Années 1955, 56
Souvent l’été, ma sœur Jacqueline m’invitait à passer les vacances chez elle, dans un petit village du nord du département. Elle et son mari vendaient des chaussures sur les marchés alentour, et même jusque dans la Somme. Certes, il fallait se lever tôt pour faire le trajet, avoir le temps de s’installer sur la place, mais cette vie de gens du voyage correspondait à merveille avec mes envies précoces de grand air et de liberté.
Le jour où elle devait venir me chercher, je ne tenais plus en place. Je parcourais 5 ou 6 km à pied à la rencontre de sa 15 CV noire. Je guettais le crissement des pneus dans les virages, le doux bruit du moteur. Enfin, je voyais surgir un bolide…Mon cœur battait à tout rompre.
Elle conduisait comme un pilote de rallye, sûre d’elle-même et de la tenue de route légendaire de sa Traction Avant.
La maison, construite en bois, comportait une dizaine de pièces. Au fond d’une cour, il y avait un hangar gigantesque où le couple entreposait un vieux camion et des réserves de cartons de chaussures empilés sur des hauteurs pharaoniques.
Nous partions tous les trois aux aurores, secoués par les nids de poule et les soubresauts grincheux du moteur. Arrivés à destination, il nous fallait monter « le barnum », une montagne de tubes de tailles différentes.
Peu doué pour la vente, je préférais surveiller la caisse, une boîte à biscuits qui représentait un cirque, me semble-t-il.
(Une boîte à biscuits servait de caisse enregistreuse...)

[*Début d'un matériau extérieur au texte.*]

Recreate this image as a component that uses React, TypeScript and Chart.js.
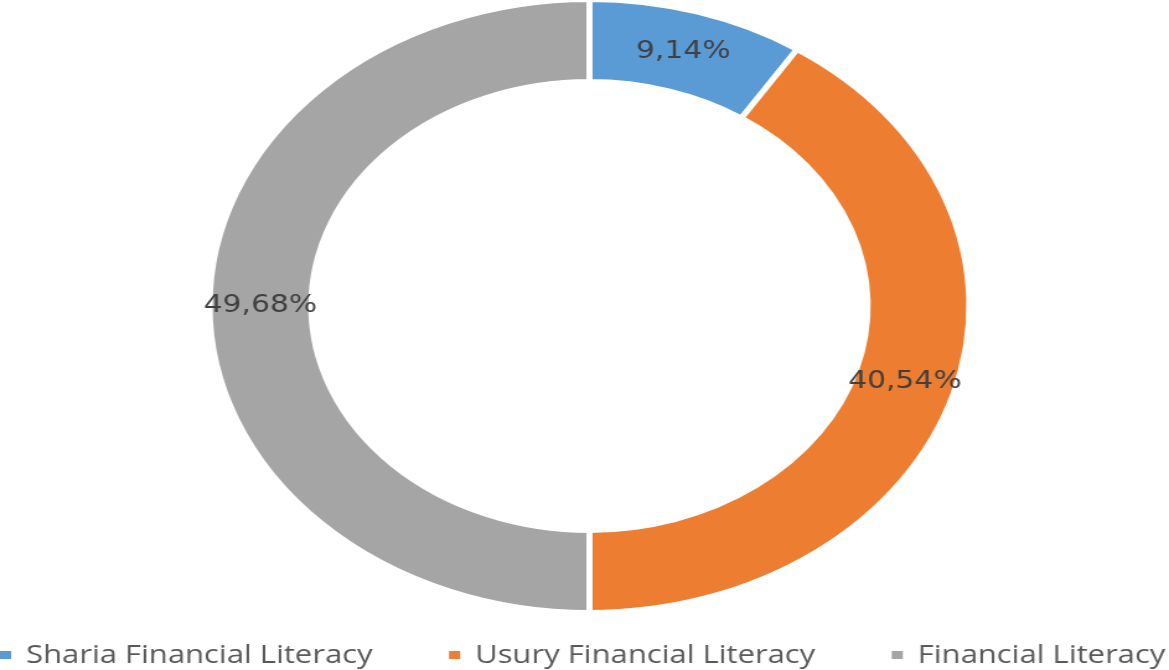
import { useEffect, useRef } from "react";
import { Chart, registerables } from "chart.js";

Chart.register(...registerables);

// ---- data ----
const categories = ["Sharia Financial Literacy", "Usury Financial Literacy", "Financial Literacy"];
const shares = [9.14, 40.54, 49.68];
const shareLabels = ["9,14%", "40,54%", "49,68%"];
const sliceColors = ["#5B9BD5", "#ED7D31", "#A5A5A5"];

// ---- layout ----
const VIEW_W = 1169;
const VIEW_H = 670;
const TOP_SHIFT = 10; // canvas extends above the viewport
const CANVAS_H = VIEW_H + TOP_SHIFT;
const STRETCH = 1.24; // reference is horizontally stretched
const INNER_W = Math.round(VIEW_W / STRETCH);

const sliceLabelPlugin = {
  id: "sliceLabels",
  afterDatasetsDraw(chart: any) {
    const ctx = chart.ctx;
    const meta = chart.getDatasetMeta(0);
    ctx.save();
    ctx.font = "24px 'DejaVu Sans'";
    ctx.fillStyle = "#404040";
    ctx.textAlign = "center";
    ctx.textBaseline = "middle";
    meta.data.forEach((arc: any, i: number) => {
      const p = arc.tooltipPosition(false);
      ctx.fillText(shareLabels[i], p.x, p.y);
    });
    ctx.restore();
  },
};

const bottomLegendPlugin = {
  id: "bottomLegend",
  afterDraw(chart: any) {
    const ctx = chart.ctx;
    const labels: string[] = chart.data.labels;
    const colors: string[] = chart.data.datasets[0].backgroundColor;
    const boxW = 9;
    const boxH = 8;
    const textGap = 12;
    const y = 655 + TOP_SHIFT;
    ctx.save();
    ctx.font = "25px 'Open Sans'";
    ctx.textBaseline = "middle";
    ctx.textAlign = "left";
    const widths = labels.map((l) => boxW + textGap + ctx.measureText(l).width);
    const startX = 0;
    const endX = chart.width - 3;
    const total = widths.reduce((a, b) => a + b, 0);
    const gap = (endX - startX - total) / (labels.length - 1);
    let x = startX;
    labels.forEach((l, i) => {
      ctx.fillStyle = colors[i];
      ctx.fillRect(x, y - boxH / 2, boxW, boxH);
      ctx.fillStyle = "#595959";
      ctx.fillText(l, x + boxW + textGap, y + 1);
      x += widths[i] + gap;
    });
    ctx.restore();
  },
};

export default function App() {
  const canvasRef = useRef<HTMLCanvasElement | null>(null);

  useEffect(() => {
    const canvas = canvasRef.current;
    if (!canvas) return;
    const chart = new Chart(canvas, {
      type: "doughnut",
      data: {
        labels: categories,
        datasets: [
          {
            data: shares,
            backgroundColor: sliceColors,
            borderColor: "#ffffff",
            borderWidth: 5,
            radius: 306.5,
            cutout: 229.5,
            clip: false,
          } as any,
        ],
      },
      options: {
        responsive: false,
        maintainAspectRatio: false,
        devicePixelRatio: 1,
        animation: false,
        layout: { padding: { left: 8, right: 0, top: 0, bottom: 48 } },
        plugins: {
          legend: { display: false },
          tooltip: { enabled: false },
        },
      } as any,
      plugins: [sliceLabelPlugin, bottomLegendPlugin],
    });
    return () => chart.destroy();
  }, []);

  return (
    <div style={{ position: "fixed", left: 0, top: 0, width: VIEW_W, height: VIEW_H, overflow: "hidden", background: "#fff" }}>
      <canvas
        ref={canvasRef}
        width={INNER_W}
        height={CANVAS_H}
        style={{ position: "absolute", left: 0, top: -TOP_SHIFT + "px", width: VIEW_W + "px", height: CANVAS_H + "px", display: "block" }}
      />
    </div>
  );
}
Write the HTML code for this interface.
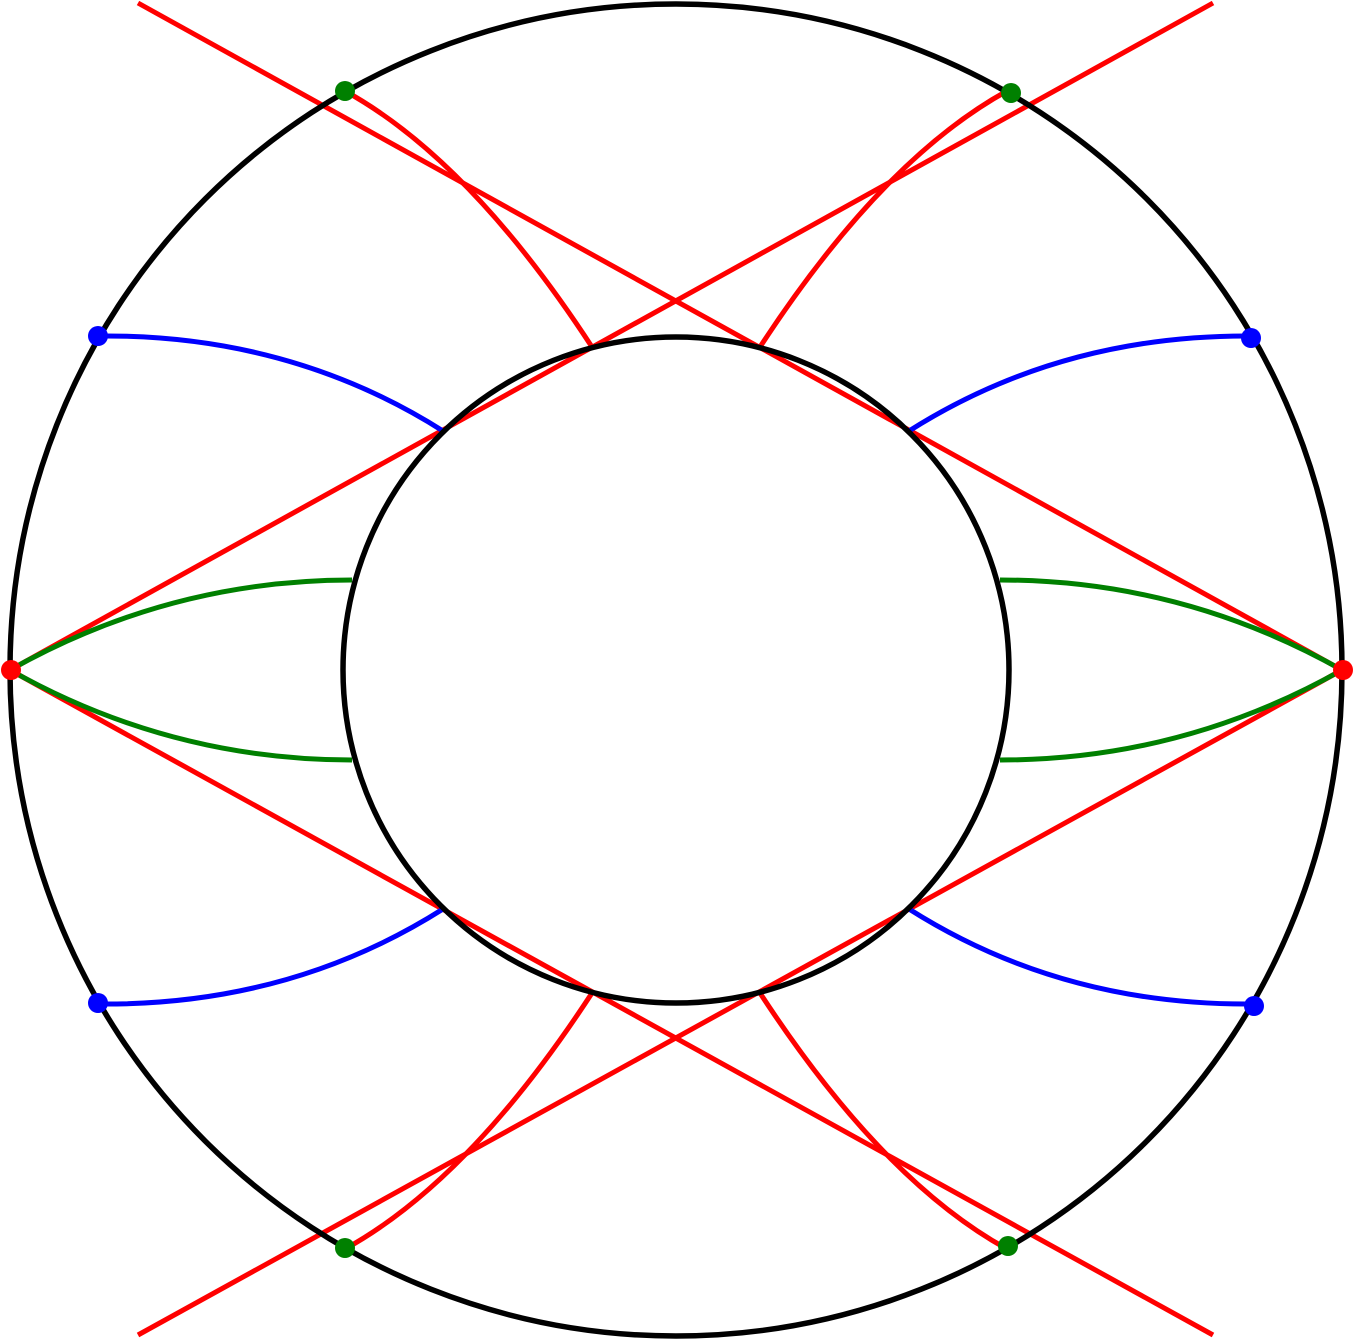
<!DOCTYPE html>
<html><head><style>html,body{margin:0;padding:0;background:#fff;}svg{display:block;}</style></head>
<body>
<svg width="1355" height="1340" viewBox="0 0 1355 1340" xmlns="http://www.w3.org/2000/svg">
<defs>
<g id="q">
  <path d="M345,91 Q470,160 592,347" fill="none" stroke="#ff0000" stroke-width="5"/>
  <path d="M98,336 Q290,334 443,431" fill="none" stroke="#0000ff" stroke-width="5"/>
  <path d="M10,670 Q170,580 352,580" fill="none" stroke="#008000" stroke-width="5"/>
</g>
</defs>
<g stroke="#ff0000" stroke-width="5" fill="none">
  <line x1="138" y1="3" x2="1342" y2="670"/>
  <line x1="1213" y1="3" x2="10" y2="670"/>
  <line x1="10" y1="670" x2="1213" y2="1335"/>
  <line x1="1342" y1="670" x2="138" y2="1335"/>
</g>
<use href="#q"/>
<use href="#q" transform="translate(1352,0) scale(-1,1)"/>
<use href="#q" transform="translate(0,1340) scale(1,-1)"/>
<use href="#q" transform="translate(1352,1340) scale(-1,-1)"/>
<circle cx="676" cy="670" r="666" fill="none" stroke="#000" stroke-width="5.5"/>
<circle cx="676" cy="670" r="333" fill="none" stroke="#000" stroke-width="5.5"/>
<g fill="#008000">
  <circle cx="345" cy="91" r="10"/><circle cx="1011" cy="93" r="10"/>
  <circle cx="345" cy="1248" r="10"/><circle cx="1008" cy="1246" r="10"/>
</g>
<g fill="#0000ff">
  <circle cx="98" cy="336" r="10"/><circle cx="1251" cy="338" r="10"/>
  <circle cx="98" cy="1003" r="10"/><circle cx="1254" cy="1006" r="10"/>
</g>
<g fill="#ff0000">
  <circle cx="11" cy="670" r="10"/><circle cx="1343" cy="670" r="10"/>
</g>
</svg>
</body></html>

A dix heures, nous allions boire chacun notre tour un café au bar le plus proche. Je me souviens d’y avoir vu mon premier distributeur automatique de cacahuètes. Jacqueline m’offrait une bande dessinée, les Pieds Nickelés ou Kid Carson.
Au retour, il fallait compter la recette. Je suis incapable de dire maintenant si elle était bonne ou mauvaise car ma soeur gardait le sourire en toutes circonstances.
Cependant, un jour d‘orage et de grand vent, la « caisse » est tombée dans la boue puis s’est ouverte comme une cage à oiseaux, libérant aussitôt les billets qui se sont envolés aux quatre coins de la cour.
Alors, bravant les rafales, nous avons tous couru à la chasse aux Francs. Il y en avait partout, accrochés aux branches des arbres, coincés entre deux pierres, ou baignant dans une flaque d’eau.
Pour les faire sécher, nous les avons étalés sur toutes les vitres de la maison, du rez-de-chaussée jusqu’au deuxième étage.
C’était si joli à regarder.
Aucun artiste au monde n’a jamais pensé à décorer une demeure en collant des dizaines et des dizaines de billets de banque sur les fenêtres.